Una visita a Hierápolis en el siglo XXI
Ya habíamos hablado de que el recipiente del ser humano puede variar con el tiempo, aunque el contenido se mantenga. Hemos encontrado un ejemplo ideal con el tema de hoy. Entonces ahora no encontraríamos ninguna ciudad poblada bajo el nombre de Hierápolis. En su lugar tendríamos que buscar Pamukkale en los mapas, nuestro destino como viajeros contemporáneos sería Pamukkale. No podríamos dejar de visitar la Puerta de Plutón, hoy ruinas sobre ruinas, con una mezcla de curiosidad, incredulidad y cinismo, como en un juego para niños. ¡Cómo podían pensar los antiguos que esta era una de las puertas del infierno! ¡Soñadores! Y no viajaríamos hasta aquí para asombrarnos, sino para reafirmarnos en nuestro cinismo y comprobar, con una metodología idéntica a la que llevaron quienes creyeron en la magia del lugar - viajar a Turquía, buscar la puerta, observarla, olfatear el gas - que de puerta al otro mundo no tiene nada. Que son chorradas, alucinaciones de esos supersticiosos antiguos.

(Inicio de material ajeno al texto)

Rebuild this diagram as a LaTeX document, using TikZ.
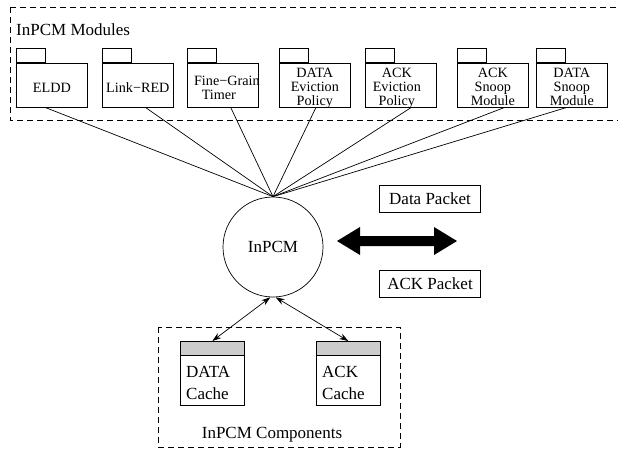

Aunque no podríamos evitar levantar una ceja cuando la puerta se encontrase frente a nosotros, al encontrarla sellada. Tras su redescubrimiento en 2013 por arqueólogos turcos, la puerta fue rápidamente cerrada y ninguna criatura viva que sea mayor que un gorrión tiene permitido el acceso. Y se conocen casos de pajaritos que vuelan hasta aquí atraídos por el calor, y mueren de inmediato al respirar los gases tóxicos que todavía manan de la cueva. La puerta del inframundo puede no ser un portal mágico y diseñado por dioses ficticios, puede que no lo sea, pero es innegable que se trata de un acceso a la muerte, desde el punto de vista más científico que hemos encontrado: si entras en ella, mueres sin remedio. Entonces podríamos decir que realmente se trata de una especie de puerta al más allá, aunque desdeñemos las creencias de los antiguos. Es el último viaje, uno sin retorno. Un portal a la realidad que nadie se atreve a cruzar y condimentado por las fantasías de los hombres.